_Exercise materials_

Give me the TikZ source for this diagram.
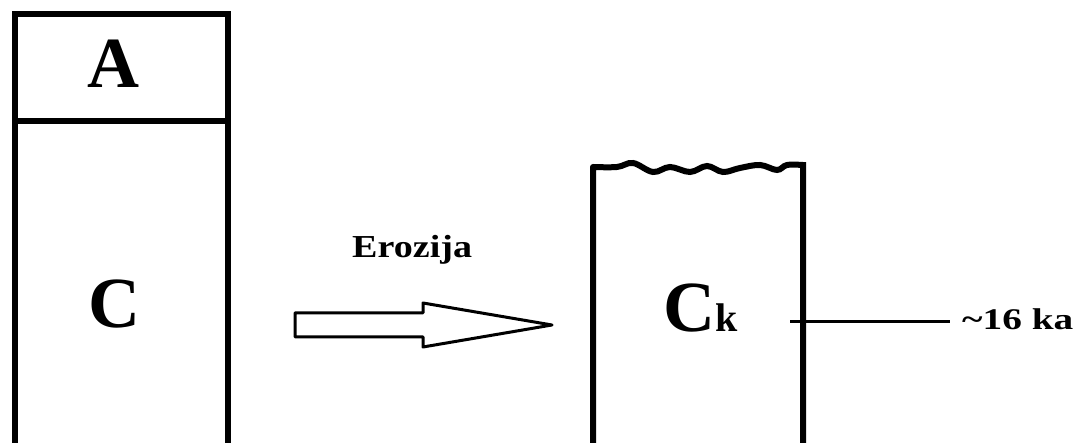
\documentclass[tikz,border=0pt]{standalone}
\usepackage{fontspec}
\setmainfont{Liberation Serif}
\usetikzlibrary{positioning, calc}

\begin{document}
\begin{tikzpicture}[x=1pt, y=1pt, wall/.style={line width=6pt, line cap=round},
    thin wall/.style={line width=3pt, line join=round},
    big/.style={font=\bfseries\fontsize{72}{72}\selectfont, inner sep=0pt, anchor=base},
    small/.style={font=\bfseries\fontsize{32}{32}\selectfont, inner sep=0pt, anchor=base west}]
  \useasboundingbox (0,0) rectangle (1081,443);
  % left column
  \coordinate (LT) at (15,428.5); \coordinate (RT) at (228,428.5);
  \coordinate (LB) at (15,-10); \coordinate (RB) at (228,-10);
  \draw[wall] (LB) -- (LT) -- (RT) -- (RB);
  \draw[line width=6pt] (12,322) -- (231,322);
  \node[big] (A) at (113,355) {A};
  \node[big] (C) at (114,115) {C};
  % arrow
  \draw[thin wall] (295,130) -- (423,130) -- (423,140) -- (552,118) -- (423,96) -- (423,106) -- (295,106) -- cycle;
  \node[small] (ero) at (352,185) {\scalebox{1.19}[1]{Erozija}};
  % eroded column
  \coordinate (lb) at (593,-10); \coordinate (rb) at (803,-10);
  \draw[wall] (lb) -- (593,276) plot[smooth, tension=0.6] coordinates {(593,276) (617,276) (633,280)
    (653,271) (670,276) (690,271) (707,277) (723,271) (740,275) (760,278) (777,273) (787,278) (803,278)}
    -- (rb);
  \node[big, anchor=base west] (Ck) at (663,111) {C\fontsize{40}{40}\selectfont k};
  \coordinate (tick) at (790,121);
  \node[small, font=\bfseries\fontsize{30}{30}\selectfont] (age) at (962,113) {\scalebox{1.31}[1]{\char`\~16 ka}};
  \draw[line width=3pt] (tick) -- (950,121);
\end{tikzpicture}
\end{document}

---

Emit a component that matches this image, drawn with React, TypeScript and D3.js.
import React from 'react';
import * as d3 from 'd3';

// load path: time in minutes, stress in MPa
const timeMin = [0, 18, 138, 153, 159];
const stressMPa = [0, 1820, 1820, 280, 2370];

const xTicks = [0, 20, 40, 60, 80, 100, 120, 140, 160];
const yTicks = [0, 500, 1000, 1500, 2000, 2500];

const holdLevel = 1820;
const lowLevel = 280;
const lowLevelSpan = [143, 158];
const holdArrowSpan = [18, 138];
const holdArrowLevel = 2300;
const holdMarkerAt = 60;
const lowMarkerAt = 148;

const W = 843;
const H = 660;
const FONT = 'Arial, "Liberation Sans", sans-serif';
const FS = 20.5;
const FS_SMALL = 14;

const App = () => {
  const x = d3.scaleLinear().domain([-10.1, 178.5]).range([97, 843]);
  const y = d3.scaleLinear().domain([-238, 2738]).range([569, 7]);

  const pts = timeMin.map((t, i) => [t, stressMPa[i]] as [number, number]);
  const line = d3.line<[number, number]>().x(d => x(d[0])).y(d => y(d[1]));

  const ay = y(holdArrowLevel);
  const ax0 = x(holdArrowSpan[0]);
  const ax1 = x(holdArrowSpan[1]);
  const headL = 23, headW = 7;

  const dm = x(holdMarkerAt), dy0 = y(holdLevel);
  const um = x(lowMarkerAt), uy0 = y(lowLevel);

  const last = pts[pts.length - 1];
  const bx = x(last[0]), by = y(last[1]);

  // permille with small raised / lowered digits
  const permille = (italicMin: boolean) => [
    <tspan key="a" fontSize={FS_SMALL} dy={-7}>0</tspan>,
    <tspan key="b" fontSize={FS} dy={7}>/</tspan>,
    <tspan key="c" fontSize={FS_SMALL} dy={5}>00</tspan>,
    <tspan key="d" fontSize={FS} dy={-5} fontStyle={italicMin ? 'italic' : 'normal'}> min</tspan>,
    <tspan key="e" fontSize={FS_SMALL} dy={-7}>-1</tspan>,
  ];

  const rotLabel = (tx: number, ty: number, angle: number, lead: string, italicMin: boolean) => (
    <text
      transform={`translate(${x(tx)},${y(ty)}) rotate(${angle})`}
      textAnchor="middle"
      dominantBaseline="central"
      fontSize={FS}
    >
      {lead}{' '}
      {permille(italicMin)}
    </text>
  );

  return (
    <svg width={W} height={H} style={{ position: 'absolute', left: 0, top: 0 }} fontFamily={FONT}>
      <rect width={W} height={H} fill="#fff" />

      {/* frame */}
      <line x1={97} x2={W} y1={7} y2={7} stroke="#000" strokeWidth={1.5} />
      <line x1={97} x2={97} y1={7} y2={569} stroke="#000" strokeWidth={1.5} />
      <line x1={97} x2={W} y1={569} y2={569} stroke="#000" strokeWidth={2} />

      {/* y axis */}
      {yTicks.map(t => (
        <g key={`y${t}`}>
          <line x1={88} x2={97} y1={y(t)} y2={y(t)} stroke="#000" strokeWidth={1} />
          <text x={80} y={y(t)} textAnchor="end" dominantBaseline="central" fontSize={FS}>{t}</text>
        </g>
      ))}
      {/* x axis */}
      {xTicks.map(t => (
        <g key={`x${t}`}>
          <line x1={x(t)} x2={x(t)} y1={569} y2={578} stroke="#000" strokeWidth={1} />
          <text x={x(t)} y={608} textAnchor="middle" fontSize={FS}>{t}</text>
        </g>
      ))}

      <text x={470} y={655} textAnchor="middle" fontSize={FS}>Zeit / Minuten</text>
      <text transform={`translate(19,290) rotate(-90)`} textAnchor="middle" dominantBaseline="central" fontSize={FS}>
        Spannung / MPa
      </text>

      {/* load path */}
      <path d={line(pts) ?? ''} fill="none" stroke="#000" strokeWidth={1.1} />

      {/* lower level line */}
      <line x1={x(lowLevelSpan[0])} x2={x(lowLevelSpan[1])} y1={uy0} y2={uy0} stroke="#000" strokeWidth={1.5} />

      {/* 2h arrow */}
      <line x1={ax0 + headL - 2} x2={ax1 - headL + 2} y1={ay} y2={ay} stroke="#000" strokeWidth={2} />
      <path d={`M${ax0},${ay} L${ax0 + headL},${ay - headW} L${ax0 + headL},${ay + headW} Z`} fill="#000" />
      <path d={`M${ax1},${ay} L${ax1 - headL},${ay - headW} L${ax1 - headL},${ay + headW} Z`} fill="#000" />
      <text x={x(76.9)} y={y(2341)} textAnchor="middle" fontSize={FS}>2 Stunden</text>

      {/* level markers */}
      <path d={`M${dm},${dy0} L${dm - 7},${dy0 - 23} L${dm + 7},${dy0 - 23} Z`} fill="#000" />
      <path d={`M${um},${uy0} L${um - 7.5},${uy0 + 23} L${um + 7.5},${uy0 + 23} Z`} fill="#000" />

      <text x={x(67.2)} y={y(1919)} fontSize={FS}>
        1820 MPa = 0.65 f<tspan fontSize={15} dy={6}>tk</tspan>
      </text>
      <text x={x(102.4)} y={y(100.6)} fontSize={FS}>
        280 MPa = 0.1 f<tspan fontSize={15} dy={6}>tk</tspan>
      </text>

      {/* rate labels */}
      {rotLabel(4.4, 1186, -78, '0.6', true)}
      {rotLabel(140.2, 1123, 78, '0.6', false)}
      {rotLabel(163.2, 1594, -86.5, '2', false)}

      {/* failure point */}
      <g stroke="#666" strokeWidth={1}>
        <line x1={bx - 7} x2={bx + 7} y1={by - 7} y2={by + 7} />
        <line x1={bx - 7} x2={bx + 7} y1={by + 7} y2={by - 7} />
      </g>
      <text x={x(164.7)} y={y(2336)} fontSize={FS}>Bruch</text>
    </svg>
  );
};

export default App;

==

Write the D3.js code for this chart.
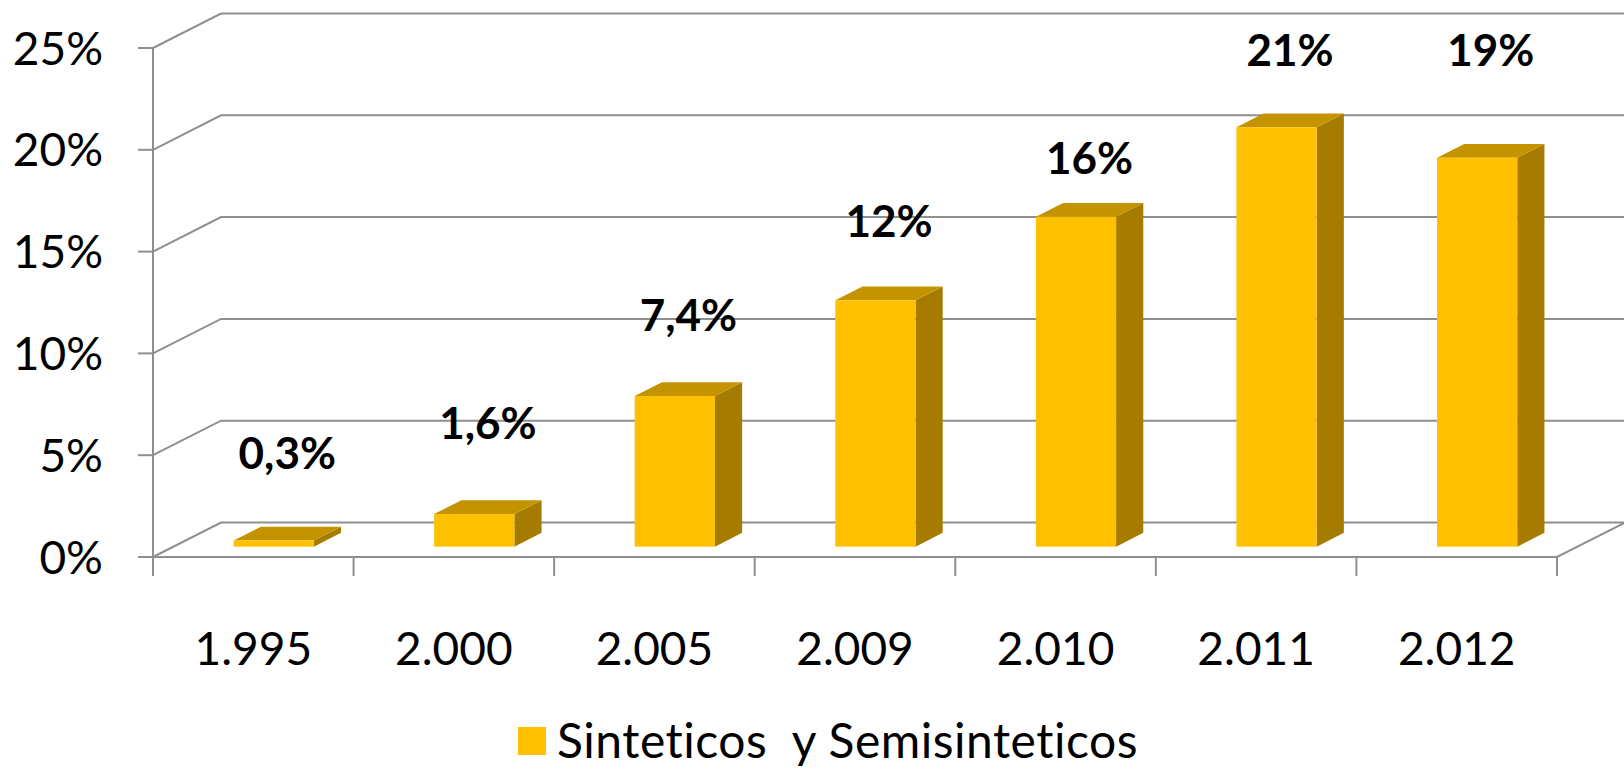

_Your objective_
Pull out every line of the records that includes the string "with".

_Output for this exercise_
Emit a component that matches this image, drawn with React, TypeScript and D3.js.
  // permille with small raised / lowered digits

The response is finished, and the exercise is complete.